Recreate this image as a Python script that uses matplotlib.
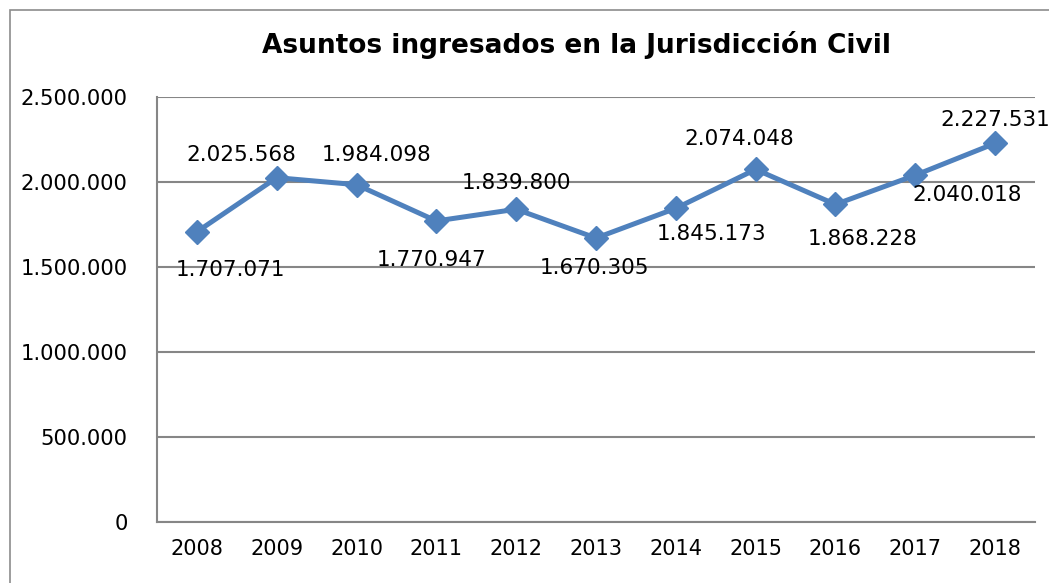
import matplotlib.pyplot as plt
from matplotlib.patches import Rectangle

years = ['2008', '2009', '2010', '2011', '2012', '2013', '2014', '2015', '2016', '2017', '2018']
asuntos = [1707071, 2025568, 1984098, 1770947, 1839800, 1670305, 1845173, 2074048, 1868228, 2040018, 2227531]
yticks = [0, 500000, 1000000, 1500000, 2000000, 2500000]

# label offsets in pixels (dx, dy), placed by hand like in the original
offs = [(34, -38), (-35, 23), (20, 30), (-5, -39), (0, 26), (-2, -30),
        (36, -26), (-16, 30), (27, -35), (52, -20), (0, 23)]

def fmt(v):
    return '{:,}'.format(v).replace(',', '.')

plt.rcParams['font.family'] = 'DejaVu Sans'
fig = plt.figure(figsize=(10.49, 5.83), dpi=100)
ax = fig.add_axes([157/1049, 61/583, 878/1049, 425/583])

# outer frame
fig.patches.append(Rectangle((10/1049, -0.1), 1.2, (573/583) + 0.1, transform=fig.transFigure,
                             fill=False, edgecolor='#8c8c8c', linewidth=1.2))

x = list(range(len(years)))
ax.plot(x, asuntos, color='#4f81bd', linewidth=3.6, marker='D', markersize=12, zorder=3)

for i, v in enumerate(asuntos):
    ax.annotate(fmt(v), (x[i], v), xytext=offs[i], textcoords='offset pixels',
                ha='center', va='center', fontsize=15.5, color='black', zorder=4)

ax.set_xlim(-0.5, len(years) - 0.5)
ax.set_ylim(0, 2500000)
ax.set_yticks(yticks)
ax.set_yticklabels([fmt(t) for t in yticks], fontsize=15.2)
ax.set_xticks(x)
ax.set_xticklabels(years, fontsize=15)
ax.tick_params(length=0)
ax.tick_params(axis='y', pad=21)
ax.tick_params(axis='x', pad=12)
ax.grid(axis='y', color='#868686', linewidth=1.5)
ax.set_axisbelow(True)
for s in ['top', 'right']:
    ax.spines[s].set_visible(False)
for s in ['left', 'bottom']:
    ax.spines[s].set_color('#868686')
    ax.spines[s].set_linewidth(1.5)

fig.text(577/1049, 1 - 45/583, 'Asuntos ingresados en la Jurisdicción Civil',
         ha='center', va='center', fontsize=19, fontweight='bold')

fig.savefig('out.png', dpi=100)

****************

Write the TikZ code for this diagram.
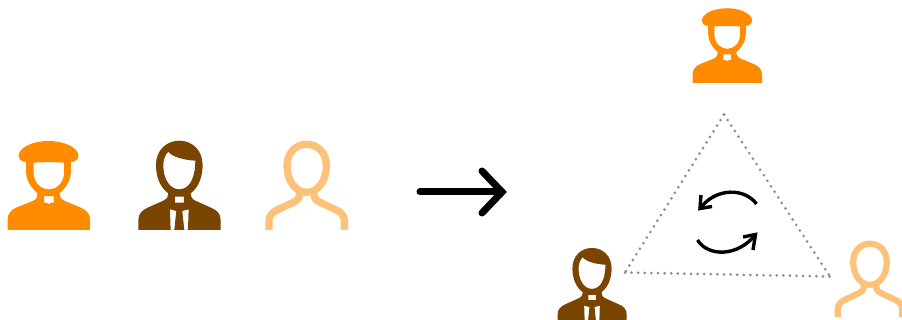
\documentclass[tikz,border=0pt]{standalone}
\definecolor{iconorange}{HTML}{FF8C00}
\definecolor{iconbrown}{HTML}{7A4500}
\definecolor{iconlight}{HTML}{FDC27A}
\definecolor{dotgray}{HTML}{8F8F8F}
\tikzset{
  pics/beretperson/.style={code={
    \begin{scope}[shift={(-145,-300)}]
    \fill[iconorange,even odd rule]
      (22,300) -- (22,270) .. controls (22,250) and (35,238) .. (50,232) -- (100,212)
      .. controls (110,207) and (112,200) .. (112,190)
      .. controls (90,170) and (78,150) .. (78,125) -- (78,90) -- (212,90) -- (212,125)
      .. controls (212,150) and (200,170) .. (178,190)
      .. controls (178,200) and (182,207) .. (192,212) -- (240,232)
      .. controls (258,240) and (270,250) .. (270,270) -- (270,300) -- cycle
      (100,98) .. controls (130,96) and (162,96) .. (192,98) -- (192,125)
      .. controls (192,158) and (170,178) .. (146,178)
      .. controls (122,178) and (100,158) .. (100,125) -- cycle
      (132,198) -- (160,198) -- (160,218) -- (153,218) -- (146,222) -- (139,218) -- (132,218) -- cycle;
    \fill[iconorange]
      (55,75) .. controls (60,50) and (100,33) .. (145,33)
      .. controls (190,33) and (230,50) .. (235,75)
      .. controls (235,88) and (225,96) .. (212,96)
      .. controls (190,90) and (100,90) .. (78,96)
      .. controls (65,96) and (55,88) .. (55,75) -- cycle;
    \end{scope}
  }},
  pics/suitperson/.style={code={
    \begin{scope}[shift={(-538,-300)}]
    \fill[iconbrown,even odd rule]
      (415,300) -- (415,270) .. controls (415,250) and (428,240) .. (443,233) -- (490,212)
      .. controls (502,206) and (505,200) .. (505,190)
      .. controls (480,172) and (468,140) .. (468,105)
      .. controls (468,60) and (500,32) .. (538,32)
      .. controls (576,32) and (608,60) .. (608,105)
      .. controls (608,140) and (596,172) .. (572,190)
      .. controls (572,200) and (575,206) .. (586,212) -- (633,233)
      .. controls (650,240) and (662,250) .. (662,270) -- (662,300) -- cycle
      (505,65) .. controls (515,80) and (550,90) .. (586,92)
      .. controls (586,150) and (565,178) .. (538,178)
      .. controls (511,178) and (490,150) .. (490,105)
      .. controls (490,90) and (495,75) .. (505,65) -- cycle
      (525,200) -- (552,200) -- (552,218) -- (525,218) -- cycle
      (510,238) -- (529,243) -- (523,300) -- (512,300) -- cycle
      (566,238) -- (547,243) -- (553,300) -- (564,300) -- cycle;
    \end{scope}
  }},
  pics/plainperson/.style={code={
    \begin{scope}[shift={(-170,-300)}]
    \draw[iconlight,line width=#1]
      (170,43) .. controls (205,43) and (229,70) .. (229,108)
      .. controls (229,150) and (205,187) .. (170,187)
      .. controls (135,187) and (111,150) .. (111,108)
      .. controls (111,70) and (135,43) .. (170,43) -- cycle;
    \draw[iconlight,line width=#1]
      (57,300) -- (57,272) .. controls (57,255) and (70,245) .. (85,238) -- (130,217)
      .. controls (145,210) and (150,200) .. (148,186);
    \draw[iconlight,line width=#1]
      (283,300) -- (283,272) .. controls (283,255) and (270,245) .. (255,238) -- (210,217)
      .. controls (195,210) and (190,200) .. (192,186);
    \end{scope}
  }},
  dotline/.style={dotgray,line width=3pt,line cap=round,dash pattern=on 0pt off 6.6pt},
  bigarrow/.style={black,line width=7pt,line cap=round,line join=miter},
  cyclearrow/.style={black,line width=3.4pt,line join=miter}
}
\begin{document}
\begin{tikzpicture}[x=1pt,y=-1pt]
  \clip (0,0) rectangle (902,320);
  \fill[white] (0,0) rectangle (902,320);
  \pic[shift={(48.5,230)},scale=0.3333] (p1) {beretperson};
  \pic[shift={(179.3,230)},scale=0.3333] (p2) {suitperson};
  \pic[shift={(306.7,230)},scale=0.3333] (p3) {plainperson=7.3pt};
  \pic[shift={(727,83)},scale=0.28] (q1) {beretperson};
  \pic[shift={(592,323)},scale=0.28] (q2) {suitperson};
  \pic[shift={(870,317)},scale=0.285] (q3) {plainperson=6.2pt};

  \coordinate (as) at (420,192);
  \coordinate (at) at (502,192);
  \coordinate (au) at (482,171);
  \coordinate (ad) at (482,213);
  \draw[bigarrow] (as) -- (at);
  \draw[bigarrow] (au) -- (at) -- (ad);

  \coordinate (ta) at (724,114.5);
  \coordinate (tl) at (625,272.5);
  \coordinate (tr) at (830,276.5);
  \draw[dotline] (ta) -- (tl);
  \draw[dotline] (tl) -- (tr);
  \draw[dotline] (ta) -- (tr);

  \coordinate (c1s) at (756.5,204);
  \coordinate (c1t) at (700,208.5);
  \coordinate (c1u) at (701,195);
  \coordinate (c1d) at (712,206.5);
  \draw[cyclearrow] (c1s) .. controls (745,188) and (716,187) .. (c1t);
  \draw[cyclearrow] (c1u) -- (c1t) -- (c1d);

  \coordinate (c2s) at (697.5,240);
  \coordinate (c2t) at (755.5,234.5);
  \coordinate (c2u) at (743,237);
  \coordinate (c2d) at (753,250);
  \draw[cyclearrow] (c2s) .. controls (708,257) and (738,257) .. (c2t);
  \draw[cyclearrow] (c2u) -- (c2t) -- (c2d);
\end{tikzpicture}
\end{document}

****************

Copy each line of the records that contains the word "matplotlib".

*Solved exercise*
Recreate this image as a Python script that uses matplotlib.
import matplotlib.pyplot as plt
from matplotlib.patches import Rectangle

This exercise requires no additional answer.